Rybakina drew even with the strength of her serve, but one tight forehand in the net and another that sailed long gave Pegula a break and a set that looked done was suddenly level at 5-5.

The tension was clear, as Rybakina immediately broke back before again being broken, tightening up as the finish line approached and sending the match into a tiebreak.

Once there, Pegula had two set points to go into a decider but Rybakina staved them off. A forehand onto the baseline, after an 81 mph Pegula first serve, saved the first, before an ace down the T took Rybakina to a fourth match point. This time there was no mistake, as one last clean-as-a-whistle backhand flew past Pegula for a return winner.

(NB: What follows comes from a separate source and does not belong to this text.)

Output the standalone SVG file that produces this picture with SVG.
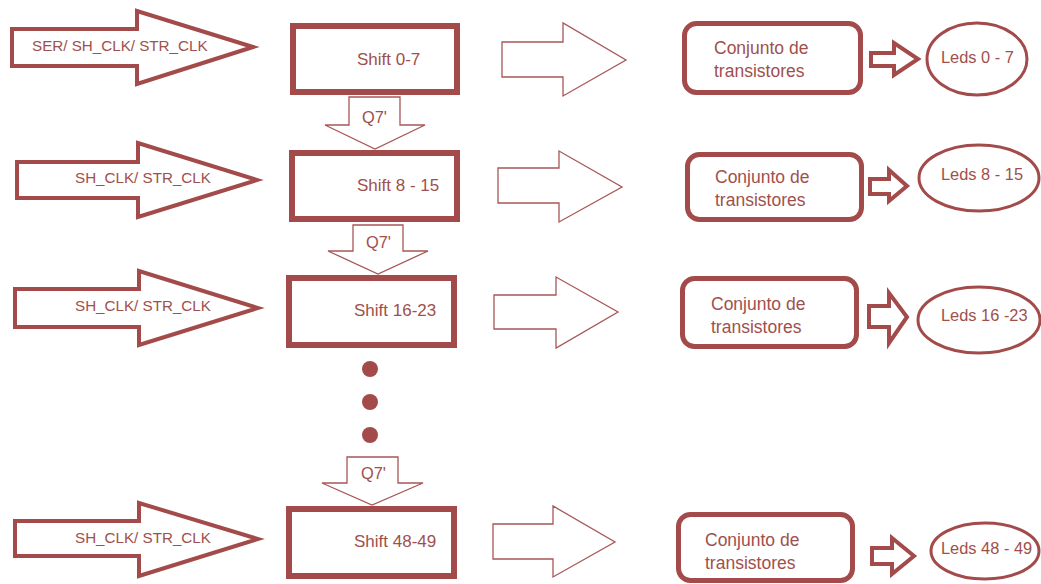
<svg xmlns="http://www.w3.org/2000/svg" width="1041" height="584" viewBox="0 0 1041 584">
<style>
text{font-family:"Liberation Sans",Arial,sans-serif;fill:#A0504C;}
.lbl{font-size:15.2px;}
.sh{font-size:17px;}
.cj{font-size:17.5px;}
.ld{font-size:16.4px;}
.q{font-size:16.4px;}
.shift{fill:#fff;stroke:#A34B4B;stroke-width:6;}
.conj{fill:#fff;stroke:#A34B4B;stroke-width:5;}
.led{fill:#fff;stroke:#A34B4B;stroke-width:3;}
.inarrow{fill:#fff;stroke:#A34B4B;stroke-width:4;stroke-linejoin:miter;}
.thin{fill:#fff;stroke:#A85656;stroke-width:1.3;}
.small{fill:#fff;stroke:#A34B4B;stroke-width:4;}
.dot{fill:#A34B4B;}
</style>
<rect width="1041" height="584" fill="#fff"/>
<g id="connectors">
  <g id="in1"><polygon class="inarrow" points="12,29 137,29 137,11 253,47 137,84 137,66 12,66"/><text class="lbl" x="32" y="51">SER/ SH_CLK/ STR_CLK</text></g>
  <g id="in2"><polygon class="inarrow" points="17,162 138,162 138,143 257,180 138,217 138,198 17,198"/><text class="lbl" x="75" y="183">SH_CLK/ STR_CLK</text></g>
  <g id="in3"><polygon class="inarrow" points="15,289 139,289 139,271 258,308 139,345 139,327 15,327"/><text class="lbl" x="75" y="311">SH_CLK/ STR_CLK</text></g>
  <g id="in4"><polygon class="inarrow" points="15,521 139,521 139,503 258,539 139,576 139,556 15,556"/><text class="lbl" x="75" y="543">SH_CLK/ STR_CLK</text></g>
  <g id="q1"><polygon class="thin" points="349,97 400,97 400,125 425,125 375,149 325,125 349,125"/><text class="q" x="362" y="123">Q7'</text></g>
  <g id="q2"><polygon class="thin" points="353,225 403,225 403,251 428,251 378,274 328,251 353,251"/><text class="q" x="366" y="248">Q7'</text></g>
  <g id="q3"><polygon class="thin" points="347,457 398,457 398,483 423,483 372,505 322,483 347,483"/><text class="q" x="361" y="479">Q7'</text></g>
  <polygon class="thin" points="502,42 563,42 563,23 626,60 563,96 563,77 502,77"/>
  <polygon class="thin" points="498,168 559,168 559,151 622,187 559,222 559,203 498,203"/>
  <polygon class="thin" points="494,295 556,295 556,277 618,312 556,348 556,329 494,329"/>
  <polygon class="thin" points="493,524 553,524 553,506 615,542 553,577 553,559 493,559"/>
  <polygon class="small" points="871,53 894,53 894,43 918,59 894,75 894,66 871,66"/>
  <polygon class="small" points="870,179 889,179 889,170 907,186 889,201 889,194 870,194"/>
  <polygon class="small" points="869,306 889,306 889,293 907,317 889,343 889,327 869,327"/>
  <polygon class="small" points="872,548 892,548 892,538 914,556 892,574 892,564 872,564"/>
  <g id="ellipsis">
    <circle class="dot" cx="370" cy="369" r="8"/>
    <circle class="dot" cx="370" cy="402" r="8"/>
    <circle class="dot" cx="370" cy="435" r="8"/>
  </g>
</g>
<g id="shift1"><rect class="shift" x="293" y="26" width="164" height="66"/><text class="sh" x="357" y="65">Shift 0-7</text></g>
<g id="shift2"><rect class="shift" x="292" y="153" width="165" height="66"/><text class="sh" x="357" y="191">Shift 8 - 15</text></g>
<g id="shift3"><rect class="shift" x="289" y="278" width="165" height="67"/><text class="sh" x="354" y="316">Shift 16-23</text></g>
<g id="shift4"><rect class="shift" x="289" y="509" width="165" height="67"/><text class="sh" x="354" y="547">Shift 48-49</text></g>
<g id="conj1"><rect class="conj" x="684.5" y="23.5" width="176" height="69" rx="12"/><text class="cj" x="714" y="54">Conjunto de</text><text class="cj" x="714" y="77">transistores</text></g>
<g id="conj2"><rect class="conj" x="687.5" y="154.5" width="174" height="65" rx="12"/><text class="cj" x="715" y="183">Conjunto de</text><text class="cj" x="715" y="206">transistores</text></g>
<g id="conj3"><rect class="conj" x="682.5" y="278.5" width="174" height="68" rx="12"/><text class="cj" x="711" y="310">Conjunto de</text><text class="cj" x="711" y="333">transistores</text></g>
<g id="conj4"><rect class="conj" x="678.5" y="514.5" width="174" height="66" rx="12"/><text class="cj" x="705" y="546">Conjunto de</text><text class="cj" x="705" y="569">transistores</text></g>
<g id="leds1"><ellipse class="led" cx="977" cy="59" rx="50" ry="36"/><text class="ld" x="941" y="63">Leds 0 - 7</text></g>
<g id="leds2"><ellipse class="led" cx="979" cy="178" rx="60" ry="33"/><text class="ld" x="941" y="180">Leds 8 - 15</text></g>
<g id="leds3"><ellipse class="led" cx="979" cy="320" rx="61" ry="33"/><text class="ld" x="941" y="321">Leds 16 -23</text></g>
<g id="leds4"><ellipse class="led" cx="985" cy="551" rx="54" ry="28"/><text class="ld" x="941" y="554">Leds 48 - 49</text></g>
</svg>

After their straight-set semifinal wins, even with the late tension in the latter, Sabalenka and Rybakina will now meet with neither having dropped a set on their way to the final. They are undeniably the two best players in the world right now, and their meeting will be a repeat of the final here in 2023, which Sabalenka won in three thrilling sets. That was Sabalenka’s first major title, while Rybakina has not been to a major final since.

Everything is set up for another barnburner Saturday, when the sequence of one-sided and straight-sets matches will be tested to the max by two such well-matched players. So while this is the final Sabalenka probably wanted to avoid, it is also one that fans desperate for a sustained competitive encounter will be relishing.